■ Dataset excerpt:
'''

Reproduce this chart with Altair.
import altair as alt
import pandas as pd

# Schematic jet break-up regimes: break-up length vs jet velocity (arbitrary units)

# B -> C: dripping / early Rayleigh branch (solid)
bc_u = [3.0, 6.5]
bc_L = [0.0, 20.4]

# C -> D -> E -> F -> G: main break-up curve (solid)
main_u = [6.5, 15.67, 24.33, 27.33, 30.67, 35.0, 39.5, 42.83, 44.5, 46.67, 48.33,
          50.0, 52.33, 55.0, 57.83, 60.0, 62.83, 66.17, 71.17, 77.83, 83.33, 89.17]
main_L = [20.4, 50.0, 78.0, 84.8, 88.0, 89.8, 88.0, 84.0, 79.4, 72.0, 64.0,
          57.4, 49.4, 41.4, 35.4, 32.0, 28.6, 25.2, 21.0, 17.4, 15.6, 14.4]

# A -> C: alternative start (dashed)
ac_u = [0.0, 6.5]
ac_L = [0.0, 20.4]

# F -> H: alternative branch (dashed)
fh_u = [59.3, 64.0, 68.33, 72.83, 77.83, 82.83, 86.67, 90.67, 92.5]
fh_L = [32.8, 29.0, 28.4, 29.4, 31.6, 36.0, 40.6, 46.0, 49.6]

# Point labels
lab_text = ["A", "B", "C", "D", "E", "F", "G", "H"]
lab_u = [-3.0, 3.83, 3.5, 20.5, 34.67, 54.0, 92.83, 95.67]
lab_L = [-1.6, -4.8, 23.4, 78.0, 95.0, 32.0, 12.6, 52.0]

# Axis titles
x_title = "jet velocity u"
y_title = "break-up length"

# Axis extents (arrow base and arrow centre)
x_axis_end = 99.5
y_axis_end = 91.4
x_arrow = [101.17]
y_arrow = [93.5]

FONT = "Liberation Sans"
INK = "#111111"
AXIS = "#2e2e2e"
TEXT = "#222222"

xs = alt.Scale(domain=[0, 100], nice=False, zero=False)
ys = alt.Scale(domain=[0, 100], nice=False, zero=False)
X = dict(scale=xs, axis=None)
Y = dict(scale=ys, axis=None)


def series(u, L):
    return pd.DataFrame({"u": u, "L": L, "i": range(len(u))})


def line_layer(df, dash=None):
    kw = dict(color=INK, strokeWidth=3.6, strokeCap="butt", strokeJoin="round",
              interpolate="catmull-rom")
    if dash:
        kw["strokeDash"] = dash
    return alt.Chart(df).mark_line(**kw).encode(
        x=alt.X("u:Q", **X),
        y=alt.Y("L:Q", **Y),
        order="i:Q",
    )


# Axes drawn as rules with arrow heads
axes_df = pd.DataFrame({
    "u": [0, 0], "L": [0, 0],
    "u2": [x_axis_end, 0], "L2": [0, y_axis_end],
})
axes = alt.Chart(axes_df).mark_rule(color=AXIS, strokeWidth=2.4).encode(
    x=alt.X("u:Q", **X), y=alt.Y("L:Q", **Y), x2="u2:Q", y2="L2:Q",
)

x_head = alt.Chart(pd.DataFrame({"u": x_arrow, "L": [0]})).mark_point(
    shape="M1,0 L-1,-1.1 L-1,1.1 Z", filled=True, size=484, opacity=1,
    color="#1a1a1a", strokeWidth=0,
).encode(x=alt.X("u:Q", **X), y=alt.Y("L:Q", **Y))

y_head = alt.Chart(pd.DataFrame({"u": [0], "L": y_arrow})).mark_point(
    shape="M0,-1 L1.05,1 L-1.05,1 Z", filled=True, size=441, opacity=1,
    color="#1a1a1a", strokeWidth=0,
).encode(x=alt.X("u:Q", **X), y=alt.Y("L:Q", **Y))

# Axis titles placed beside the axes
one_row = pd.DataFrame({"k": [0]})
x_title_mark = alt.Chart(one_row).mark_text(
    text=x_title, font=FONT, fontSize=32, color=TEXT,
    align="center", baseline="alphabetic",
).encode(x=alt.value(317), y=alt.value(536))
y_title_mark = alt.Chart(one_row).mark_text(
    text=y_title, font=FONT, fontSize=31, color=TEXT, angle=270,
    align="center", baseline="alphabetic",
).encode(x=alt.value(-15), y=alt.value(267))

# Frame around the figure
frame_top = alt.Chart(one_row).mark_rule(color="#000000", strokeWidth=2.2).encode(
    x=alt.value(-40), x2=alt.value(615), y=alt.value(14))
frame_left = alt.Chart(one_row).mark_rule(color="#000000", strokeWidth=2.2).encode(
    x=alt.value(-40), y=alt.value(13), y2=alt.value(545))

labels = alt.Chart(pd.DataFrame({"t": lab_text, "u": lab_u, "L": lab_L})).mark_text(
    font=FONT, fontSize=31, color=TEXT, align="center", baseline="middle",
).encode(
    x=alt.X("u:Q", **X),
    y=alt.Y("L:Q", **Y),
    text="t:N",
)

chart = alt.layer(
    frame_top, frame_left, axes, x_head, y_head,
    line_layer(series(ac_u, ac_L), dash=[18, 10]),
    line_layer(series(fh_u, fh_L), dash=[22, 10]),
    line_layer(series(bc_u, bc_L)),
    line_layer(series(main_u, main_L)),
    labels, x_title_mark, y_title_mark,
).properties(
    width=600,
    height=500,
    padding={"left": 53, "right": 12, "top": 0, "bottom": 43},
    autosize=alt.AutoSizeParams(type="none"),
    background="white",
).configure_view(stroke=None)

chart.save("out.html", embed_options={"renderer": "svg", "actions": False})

'''

■ What you are asked to do:
From the listing above, copy every line that holds the string "with".

■ Correct output:
Reproduce this chart with Altair.
# Axes drawn as rules with arrow heads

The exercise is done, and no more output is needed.